JOB: Retype only what runs from the first line of the listing to the line holding "font=\ttl] (teu2) at", both included. Do not retype the pictures.

AVAILABLE DATA:
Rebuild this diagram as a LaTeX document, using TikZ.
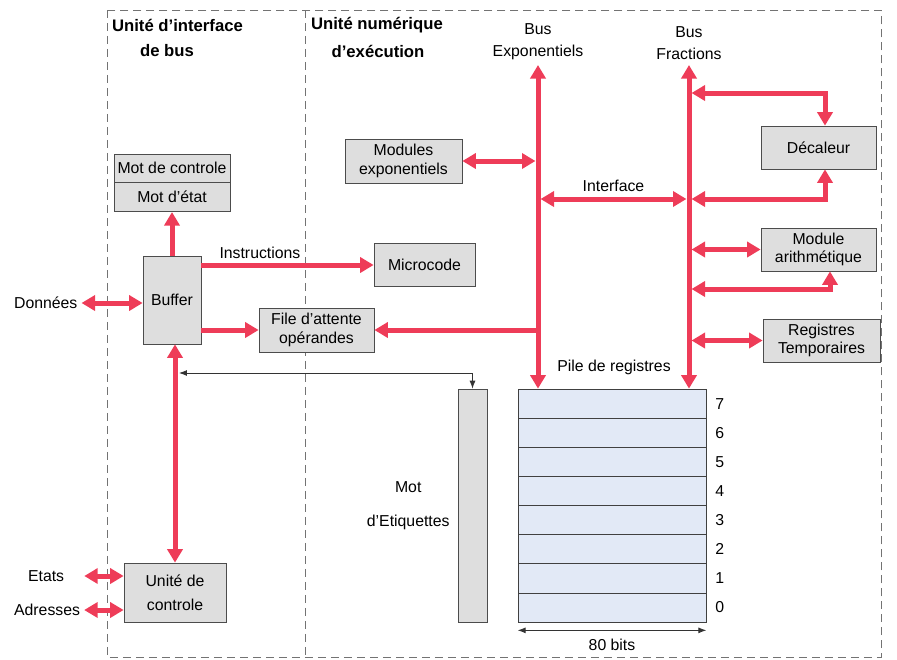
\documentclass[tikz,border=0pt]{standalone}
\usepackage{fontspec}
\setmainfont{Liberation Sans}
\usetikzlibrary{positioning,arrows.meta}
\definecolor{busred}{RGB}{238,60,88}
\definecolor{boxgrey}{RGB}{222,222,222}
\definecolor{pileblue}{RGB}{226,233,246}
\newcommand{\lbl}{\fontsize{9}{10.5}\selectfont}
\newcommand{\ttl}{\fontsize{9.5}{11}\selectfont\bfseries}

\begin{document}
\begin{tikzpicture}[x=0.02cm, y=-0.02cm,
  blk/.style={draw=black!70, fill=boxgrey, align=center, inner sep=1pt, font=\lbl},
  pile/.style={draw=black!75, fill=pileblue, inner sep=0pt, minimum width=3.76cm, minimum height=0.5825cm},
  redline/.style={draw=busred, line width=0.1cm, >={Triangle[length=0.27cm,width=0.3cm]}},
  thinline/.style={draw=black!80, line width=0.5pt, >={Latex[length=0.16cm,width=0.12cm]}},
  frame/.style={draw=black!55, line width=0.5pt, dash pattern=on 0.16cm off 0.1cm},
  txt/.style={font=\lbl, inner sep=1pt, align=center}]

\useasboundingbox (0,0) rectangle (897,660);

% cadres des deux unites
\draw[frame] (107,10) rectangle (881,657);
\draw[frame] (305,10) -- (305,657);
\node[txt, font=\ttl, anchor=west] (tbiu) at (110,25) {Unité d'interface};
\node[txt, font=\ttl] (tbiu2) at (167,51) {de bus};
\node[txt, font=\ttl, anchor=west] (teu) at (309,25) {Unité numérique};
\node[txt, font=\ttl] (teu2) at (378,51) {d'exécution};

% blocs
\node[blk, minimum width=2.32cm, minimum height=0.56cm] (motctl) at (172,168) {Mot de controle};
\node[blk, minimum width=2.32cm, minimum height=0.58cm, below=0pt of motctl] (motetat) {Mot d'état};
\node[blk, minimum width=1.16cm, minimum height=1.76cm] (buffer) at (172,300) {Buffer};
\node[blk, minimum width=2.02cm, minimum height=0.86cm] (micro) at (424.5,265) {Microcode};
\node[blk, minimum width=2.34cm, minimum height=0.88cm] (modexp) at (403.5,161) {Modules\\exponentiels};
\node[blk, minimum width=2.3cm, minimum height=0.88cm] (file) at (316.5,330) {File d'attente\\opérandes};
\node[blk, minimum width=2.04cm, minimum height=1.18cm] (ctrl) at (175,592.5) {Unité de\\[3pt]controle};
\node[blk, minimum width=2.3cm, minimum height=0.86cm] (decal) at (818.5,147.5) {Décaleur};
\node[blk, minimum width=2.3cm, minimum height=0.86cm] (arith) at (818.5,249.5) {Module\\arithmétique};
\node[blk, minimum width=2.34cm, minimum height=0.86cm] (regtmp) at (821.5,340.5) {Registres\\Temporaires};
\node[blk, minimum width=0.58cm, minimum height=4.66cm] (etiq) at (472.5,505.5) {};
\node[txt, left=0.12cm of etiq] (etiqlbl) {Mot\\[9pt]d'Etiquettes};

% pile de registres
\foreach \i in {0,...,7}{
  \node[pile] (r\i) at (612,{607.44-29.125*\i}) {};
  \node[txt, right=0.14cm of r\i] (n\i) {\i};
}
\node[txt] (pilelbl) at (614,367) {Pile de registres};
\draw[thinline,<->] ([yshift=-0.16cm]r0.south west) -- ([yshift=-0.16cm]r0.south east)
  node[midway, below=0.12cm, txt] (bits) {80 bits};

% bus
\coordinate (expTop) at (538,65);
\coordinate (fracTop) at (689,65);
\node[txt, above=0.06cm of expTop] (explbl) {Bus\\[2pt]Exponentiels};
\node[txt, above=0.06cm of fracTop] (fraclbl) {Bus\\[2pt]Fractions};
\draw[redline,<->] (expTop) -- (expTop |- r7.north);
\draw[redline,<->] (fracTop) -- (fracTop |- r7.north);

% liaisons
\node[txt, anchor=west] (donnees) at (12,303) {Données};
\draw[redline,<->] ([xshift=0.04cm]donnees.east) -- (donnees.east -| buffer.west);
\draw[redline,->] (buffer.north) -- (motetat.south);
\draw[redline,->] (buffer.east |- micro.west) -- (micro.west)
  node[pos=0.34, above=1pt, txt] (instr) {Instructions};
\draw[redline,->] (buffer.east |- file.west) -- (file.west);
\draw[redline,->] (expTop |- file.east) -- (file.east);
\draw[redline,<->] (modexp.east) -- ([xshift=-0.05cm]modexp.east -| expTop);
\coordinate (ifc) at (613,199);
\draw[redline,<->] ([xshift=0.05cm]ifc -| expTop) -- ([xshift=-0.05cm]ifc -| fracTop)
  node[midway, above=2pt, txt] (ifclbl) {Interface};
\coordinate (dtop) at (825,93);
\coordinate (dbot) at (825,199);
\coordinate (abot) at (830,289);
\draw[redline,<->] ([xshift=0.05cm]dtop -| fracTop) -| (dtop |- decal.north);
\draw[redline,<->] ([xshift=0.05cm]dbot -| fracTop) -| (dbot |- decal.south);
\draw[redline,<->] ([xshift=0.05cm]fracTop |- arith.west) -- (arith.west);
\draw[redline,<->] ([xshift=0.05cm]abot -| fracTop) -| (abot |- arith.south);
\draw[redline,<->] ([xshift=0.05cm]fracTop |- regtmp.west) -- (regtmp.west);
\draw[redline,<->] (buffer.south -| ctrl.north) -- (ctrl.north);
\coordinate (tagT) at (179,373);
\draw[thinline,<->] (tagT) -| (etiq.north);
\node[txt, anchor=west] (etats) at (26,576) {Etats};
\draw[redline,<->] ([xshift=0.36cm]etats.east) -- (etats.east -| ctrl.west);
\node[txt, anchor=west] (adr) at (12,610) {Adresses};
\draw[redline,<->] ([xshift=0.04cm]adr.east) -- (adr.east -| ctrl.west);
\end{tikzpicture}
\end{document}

RESPONSE:
Rebuild this diagram as a LaTeX document, using TikZ.
\documentclass[tikz,border=0pt]{standalone}
\usepackage{fontspec}
\setmainfont{Liberation Sans}
\usetikzlibrary{positioning,arrows.meta}
\definecolor{busred}{RGB}{238,60,88}
\definecolor{boxgrey}{RGB}{222,222,222}
\definecolor{pileblue}{RGB}{226,233,246}
\newcommand{\lbl}{\fontsize{9}{10.5}\selectfont}
\newcommand{\ttl}{\fontsize{9.5}{11}\selectfont\bfseries}

\begin{document}
\begin{tikzpicture}[x=0.02cm, y=-0.02cm,
  blk/.style={draw=black!70, fill=boxgrey, align=center, inner sep=1pt, font=\lbl},
  pile/.style={draw=black!75, fill=pileblue, inner sep=0pt, minimum width=3.76cm, minimum height=0.5825cm},
  redline/.style={draw=busred, line width=0.1cm, >={Triangle[length=0.27cm,width=0.3cm]}},
  thinline/.style={draw=black!80, line width=0.5pt, >={Latex[length=0.16cm,width=0.12cm]}},
  frame/.style={draw=black!55, line width=0.5pt, dash pattern=on 0.16cm off 0.1cm},
  txt/.style={font=\lbl, inner sep=1pt, align=center}]

\useasboundingbox (0,0) rectangle (897,660);

% cadres des deux unites
\draw[frame] (107,10) rectangle (881,657);
\draw[frame] (305,10) -- (305,657);
\node[txt, font=\ttl, anchor=west] (tbiu) at (110,25) {Unité d'interface};
\node[txt, font=\ttl] (tbiu2) at (167,51) {de bus};
\node[txt, font=\ttl, anchor=west] (teu) at (309,25) {Unité numérique};
\node[txt, font=\ttl] (teu2) at (378,51) {d'exécution};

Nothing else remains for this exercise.